Combine the right acquisitions with the largest and most robust customer behavior database; then add their leading positions in Cloud and Voice (see Why Voice Will Lead Biometrics In Hearables); and Amazon is poised to go head-to-head with Apple when it comes to powering smart devices and biometric data processing for an amplified Hearables future. 

Back to White House, Hearing Aids, And A Happy Hearables Future

From behind the silicon curtains, the tech giants might look like the only ones who can win in the Hearables Revolution. There is ample opportunity, however, for new players to disrupte the status quo and capitalize on the market opportunities that will be created by Hearables in an Amplified Future

Let’s take a trip back to the White House and another listen to the message that includes the FDA nudge to unlock the OTC Hearing Aid Act. By giving a clear warning to Seattle and Silicon Valley tech goliaths and breaking up the gridlock by the Big 5 hearing aid companies, Washington is taking a stance for further democratization of the marketplace. The core purpose of President Biden’s broad-reaching initiative is to increase competitive opportunities for entrepreneurs and come down harder on antitrust and monopolization by those same tech giants. 

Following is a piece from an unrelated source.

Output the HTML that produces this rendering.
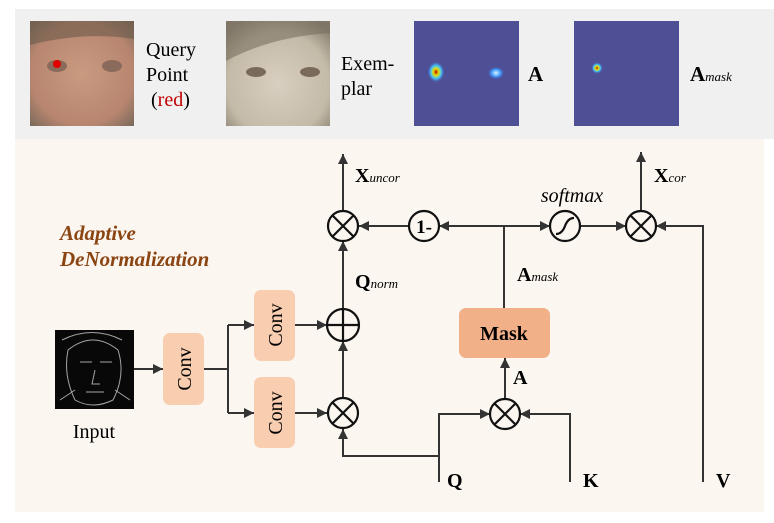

The new pending FDA guidelines and disruption from the Hearables Revolution are already catalyzing innovation and opportunities for forward-facing hearing aid startups.

One such startup, Olive Union, is working to change the hearing aid stigma that

is keeping millions of consumers from addressing their hearing needs. They recently released their dual-purpose AI hearing aid and wireless smart earbuds Olive Pros. Olive has already raised $20M in funding. The manufacturer claims that their new Olive Pro is the first FDA-registered smart hearing aids that optimize hearing and deliver high-fidelity sound. One difference between Olive Pros and the previously mentioned Bose product, is that they look and feel more like contemporary earbuds, than traditional hearing aids.

Eargo, another next-gen hearing aid company, raised $71M last July before going public in October. The company offers direct-to-consumer hearing devices and software, an online hearing test, and options for telehealth consultations and support. While still fairly high-priced, they do address some of the hearing aid stigma and design issues by providing tiny medical hearing aids that are nearly imperceivable once inserted. 

Why The FDA Guidelines (and Hearing Aid Companies) Matter

With the potential scale of the consumer Hearables market and its inevitable impact on health and wellness, you may be asking: “Why should companies interested in the future of Hearables pay attention to the hearing aid sector and the pending FDA guidelines?”

Here’s few points to help answer the question:

  1. Developers of Hearables have much to learn from the hearing aid industry’s decades of research and experience related to the workings of the human ear and customer behavior.
  2. As wearables move into the ears, hearing health concerns and audio quality awareness will increase, requiring expertise from both sides of the fence.
  3. As personalized hearing profile options and features addressing mild to moderate hearing loss become more ubiquitous with high-end multi-purpose hearables, the market for more fashionable, intelligent and affordable medical-grade hearing aids will also grow. 
  4. Vendors of Hearables products and service providers addressing mild to moderate cases of hearing loss will need relationships with medical professionals who are trained to address more severe cases.
  5. Any hearing aid company hoping to attain, or retain, a significant market share will need to invest into Hearables.

In the ideal scenario, the Hearables Revolution will leave consumers with a win-win solution in which both sides of the aisle meet in the middle. Combining resources and expertise could amplify innovation for the industry as a whole and inspire levels of collaboration needed for ensuring the consumer’s optimal sound health experience.